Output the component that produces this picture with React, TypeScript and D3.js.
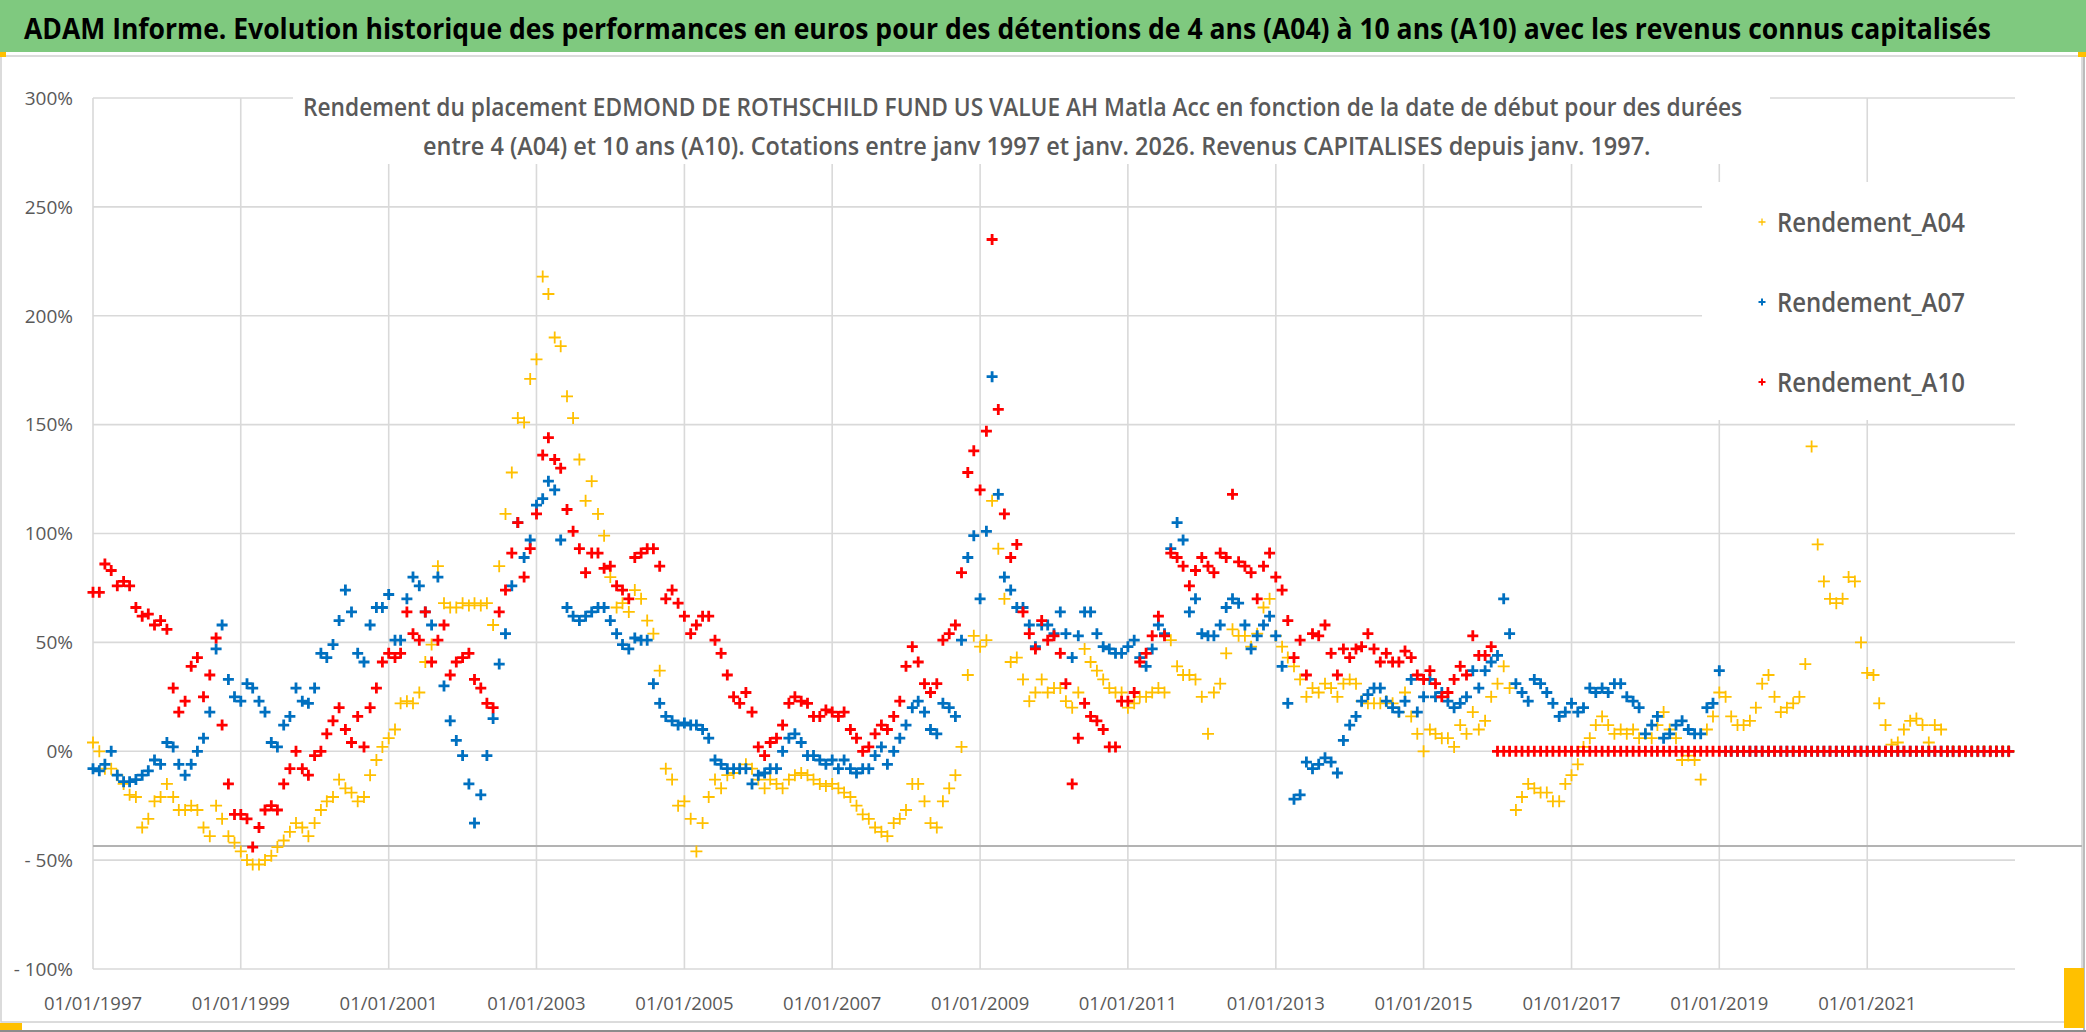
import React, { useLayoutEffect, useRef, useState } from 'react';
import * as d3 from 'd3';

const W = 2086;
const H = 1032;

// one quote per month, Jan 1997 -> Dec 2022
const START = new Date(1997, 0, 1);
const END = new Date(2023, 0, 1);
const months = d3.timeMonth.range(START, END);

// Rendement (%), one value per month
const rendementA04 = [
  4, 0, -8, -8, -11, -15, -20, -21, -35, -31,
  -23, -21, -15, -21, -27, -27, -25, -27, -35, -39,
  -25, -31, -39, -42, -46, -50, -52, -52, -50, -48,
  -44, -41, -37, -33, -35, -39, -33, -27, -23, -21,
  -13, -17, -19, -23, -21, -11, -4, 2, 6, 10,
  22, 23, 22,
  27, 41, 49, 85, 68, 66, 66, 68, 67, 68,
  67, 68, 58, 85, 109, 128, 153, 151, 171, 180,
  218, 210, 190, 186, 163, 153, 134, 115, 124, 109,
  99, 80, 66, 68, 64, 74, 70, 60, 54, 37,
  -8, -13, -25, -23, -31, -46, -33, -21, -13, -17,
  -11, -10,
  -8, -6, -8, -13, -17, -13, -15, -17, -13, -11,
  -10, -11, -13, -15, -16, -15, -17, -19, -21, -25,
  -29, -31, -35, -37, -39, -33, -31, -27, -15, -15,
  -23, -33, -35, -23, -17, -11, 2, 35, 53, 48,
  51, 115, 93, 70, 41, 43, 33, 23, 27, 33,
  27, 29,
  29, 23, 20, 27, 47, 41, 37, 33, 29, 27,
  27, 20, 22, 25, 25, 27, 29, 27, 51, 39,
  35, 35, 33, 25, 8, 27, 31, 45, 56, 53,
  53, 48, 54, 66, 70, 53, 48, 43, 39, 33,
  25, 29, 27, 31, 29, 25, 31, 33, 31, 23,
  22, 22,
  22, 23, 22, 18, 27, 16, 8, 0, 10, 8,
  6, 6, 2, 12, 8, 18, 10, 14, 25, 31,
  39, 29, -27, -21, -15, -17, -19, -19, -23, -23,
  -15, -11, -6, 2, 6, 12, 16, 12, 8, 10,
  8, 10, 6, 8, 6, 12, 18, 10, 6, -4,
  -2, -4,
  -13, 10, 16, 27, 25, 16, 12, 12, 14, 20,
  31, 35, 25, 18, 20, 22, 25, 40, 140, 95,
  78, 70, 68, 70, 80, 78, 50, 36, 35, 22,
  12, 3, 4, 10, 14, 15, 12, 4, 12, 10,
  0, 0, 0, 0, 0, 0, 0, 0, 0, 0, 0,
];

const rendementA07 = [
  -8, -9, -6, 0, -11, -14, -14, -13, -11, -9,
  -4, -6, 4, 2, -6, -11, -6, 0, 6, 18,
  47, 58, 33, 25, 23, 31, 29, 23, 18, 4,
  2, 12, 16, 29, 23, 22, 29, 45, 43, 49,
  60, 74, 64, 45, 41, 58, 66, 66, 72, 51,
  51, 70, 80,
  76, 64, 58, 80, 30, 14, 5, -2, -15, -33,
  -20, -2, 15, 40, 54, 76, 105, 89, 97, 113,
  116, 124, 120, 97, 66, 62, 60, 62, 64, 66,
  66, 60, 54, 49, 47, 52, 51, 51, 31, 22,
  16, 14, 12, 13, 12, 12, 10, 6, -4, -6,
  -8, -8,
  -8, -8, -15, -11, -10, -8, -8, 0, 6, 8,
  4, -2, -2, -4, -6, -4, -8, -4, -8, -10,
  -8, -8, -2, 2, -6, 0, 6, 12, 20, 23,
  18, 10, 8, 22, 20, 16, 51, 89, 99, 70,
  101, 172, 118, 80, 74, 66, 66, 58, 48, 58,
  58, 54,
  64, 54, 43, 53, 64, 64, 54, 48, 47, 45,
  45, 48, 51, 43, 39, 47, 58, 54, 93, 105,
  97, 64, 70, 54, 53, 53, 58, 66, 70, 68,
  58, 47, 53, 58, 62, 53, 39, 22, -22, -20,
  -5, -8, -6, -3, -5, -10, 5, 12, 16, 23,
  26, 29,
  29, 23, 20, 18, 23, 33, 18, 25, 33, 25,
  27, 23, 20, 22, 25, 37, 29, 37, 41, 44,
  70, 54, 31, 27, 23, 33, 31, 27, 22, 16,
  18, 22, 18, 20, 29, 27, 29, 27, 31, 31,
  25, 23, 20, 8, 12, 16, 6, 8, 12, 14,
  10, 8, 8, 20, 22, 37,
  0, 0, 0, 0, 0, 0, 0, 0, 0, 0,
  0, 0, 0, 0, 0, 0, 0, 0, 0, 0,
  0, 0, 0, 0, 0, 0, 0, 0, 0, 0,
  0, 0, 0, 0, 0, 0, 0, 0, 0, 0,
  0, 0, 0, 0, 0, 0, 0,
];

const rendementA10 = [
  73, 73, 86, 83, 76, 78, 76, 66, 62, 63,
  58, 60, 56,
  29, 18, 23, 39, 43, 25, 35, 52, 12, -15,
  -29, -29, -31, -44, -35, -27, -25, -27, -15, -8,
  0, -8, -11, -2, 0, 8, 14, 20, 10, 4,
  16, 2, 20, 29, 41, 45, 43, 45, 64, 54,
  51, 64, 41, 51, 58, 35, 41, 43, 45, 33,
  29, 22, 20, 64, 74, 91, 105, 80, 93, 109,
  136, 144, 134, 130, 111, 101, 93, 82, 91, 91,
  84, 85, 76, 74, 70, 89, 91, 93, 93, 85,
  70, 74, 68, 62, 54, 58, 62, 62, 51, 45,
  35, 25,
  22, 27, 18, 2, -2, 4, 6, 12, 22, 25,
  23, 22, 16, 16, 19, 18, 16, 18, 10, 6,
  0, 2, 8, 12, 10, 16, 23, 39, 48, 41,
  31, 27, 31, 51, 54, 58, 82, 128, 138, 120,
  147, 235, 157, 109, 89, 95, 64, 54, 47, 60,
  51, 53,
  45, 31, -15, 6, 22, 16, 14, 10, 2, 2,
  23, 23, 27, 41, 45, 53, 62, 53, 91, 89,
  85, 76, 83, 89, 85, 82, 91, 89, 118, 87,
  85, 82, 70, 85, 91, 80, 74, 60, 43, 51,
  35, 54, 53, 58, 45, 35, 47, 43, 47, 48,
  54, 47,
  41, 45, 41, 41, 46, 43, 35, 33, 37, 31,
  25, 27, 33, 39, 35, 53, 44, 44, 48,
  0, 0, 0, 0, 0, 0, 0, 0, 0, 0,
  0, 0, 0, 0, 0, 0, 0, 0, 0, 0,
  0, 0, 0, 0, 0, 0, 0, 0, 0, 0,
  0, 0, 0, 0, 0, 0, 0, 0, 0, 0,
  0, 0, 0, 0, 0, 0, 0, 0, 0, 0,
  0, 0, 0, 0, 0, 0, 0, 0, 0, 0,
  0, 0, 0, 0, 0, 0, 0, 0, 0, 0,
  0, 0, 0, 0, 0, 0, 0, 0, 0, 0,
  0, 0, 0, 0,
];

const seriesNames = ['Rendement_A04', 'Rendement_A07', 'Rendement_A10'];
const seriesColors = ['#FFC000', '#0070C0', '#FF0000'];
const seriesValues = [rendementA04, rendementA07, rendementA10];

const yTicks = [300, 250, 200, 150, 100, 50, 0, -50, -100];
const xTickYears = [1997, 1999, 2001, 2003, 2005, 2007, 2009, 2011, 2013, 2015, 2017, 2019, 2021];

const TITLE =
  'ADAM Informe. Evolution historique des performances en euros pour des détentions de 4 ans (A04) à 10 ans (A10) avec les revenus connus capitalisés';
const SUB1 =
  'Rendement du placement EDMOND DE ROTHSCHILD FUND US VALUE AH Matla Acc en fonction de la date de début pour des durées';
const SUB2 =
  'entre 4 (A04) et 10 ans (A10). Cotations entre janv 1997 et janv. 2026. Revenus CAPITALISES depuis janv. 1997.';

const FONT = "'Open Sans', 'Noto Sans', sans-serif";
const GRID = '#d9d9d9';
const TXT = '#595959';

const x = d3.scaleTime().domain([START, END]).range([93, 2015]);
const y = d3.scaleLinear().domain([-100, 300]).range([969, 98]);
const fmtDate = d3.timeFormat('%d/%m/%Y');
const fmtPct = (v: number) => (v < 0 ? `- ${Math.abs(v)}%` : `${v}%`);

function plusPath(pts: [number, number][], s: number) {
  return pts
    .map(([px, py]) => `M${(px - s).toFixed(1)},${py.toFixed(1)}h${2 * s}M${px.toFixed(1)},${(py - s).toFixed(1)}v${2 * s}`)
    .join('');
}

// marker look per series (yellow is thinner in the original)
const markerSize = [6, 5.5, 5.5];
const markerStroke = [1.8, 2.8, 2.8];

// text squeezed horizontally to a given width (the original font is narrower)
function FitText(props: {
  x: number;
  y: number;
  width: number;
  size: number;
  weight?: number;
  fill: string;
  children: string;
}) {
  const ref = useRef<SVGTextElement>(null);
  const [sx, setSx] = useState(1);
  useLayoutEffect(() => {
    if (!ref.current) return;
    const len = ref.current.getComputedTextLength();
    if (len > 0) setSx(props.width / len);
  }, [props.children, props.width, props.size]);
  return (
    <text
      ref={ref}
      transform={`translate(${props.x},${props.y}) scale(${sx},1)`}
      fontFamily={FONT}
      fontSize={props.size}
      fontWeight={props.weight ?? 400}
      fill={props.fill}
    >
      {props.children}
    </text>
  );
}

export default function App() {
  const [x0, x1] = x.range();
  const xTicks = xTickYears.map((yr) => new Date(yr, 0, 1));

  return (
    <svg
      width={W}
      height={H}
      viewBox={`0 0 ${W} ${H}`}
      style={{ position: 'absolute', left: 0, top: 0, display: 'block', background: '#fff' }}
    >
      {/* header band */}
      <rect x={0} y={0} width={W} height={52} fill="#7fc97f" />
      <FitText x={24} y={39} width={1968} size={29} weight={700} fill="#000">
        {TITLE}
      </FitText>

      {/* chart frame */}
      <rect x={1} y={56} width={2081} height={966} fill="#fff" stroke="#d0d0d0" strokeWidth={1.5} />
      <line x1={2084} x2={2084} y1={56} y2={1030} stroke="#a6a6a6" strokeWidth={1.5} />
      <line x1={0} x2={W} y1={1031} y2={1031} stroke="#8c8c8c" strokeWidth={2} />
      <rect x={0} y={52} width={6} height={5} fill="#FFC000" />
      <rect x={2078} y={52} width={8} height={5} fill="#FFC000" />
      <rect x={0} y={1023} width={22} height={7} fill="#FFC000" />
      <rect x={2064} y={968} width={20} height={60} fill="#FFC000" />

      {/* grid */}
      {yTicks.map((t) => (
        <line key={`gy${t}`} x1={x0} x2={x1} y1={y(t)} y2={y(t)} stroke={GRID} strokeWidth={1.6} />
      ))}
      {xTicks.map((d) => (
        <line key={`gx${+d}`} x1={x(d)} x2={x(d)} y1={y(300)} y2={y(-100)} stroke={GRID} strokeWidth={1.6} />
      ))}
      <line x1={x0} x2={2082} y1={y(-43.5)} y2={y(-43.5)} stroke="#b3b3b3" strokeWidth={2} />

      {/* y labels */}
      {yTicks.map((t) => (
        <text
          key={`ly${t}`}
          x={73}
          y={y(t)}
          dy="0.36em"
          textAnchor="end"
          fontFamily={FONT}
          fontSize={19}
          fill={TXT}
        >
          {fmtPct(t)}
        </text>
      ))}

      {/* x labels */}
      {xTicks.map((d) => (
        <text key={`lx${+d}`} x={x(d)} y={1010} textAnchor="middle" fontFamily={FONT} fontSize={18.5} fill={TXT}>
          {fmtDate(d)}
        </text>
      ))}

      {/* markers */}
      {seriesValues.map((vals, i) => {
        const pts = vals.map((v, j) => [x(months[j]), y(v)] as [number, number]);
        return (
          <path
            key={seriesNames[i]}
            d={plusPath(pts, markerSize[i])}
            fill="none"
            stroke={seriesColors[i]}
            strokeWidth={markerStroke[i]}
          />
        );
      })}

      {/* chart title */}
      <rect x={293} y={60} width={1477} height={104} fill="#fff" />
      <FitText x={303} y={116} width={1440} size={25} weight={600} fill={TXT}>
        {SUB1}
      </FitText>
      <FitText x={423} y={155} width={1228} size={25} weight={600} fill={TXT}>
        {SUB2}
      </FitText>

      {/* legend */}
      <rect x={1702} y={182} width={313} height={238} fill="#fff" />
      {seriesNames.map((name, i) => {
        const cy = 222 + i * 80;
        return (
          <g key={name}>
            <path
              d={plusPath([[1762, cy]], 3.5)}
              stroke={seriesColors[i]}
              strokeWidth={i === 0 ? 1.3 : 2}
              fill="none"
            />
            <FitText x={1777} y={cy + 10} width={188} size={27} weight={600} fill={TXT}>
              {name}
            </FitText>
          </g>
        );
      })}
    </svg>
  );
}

####################

### [PROBLEM DESCRIPTION]
Write out nothing but the lines from the start of the data through the line with "const months = d3.timeMonth.range(START, END);". Leave out the pictures.

### [TASK RESPONSE]
Output the component that produces this picture with React, TypeScript and D3.js.
import React, { useLayoutEffect, useRef, useState } from 'react';
import * as d3 from 'd3';

const W = 2086;
const H = 1032;

// one quote per month, Jan 1997 -> Dec 2022
const START = new Date(1997, 0, 1);
const END = new Date(2023, 0, 1);
const months = d3.timeMonth.range(START, END);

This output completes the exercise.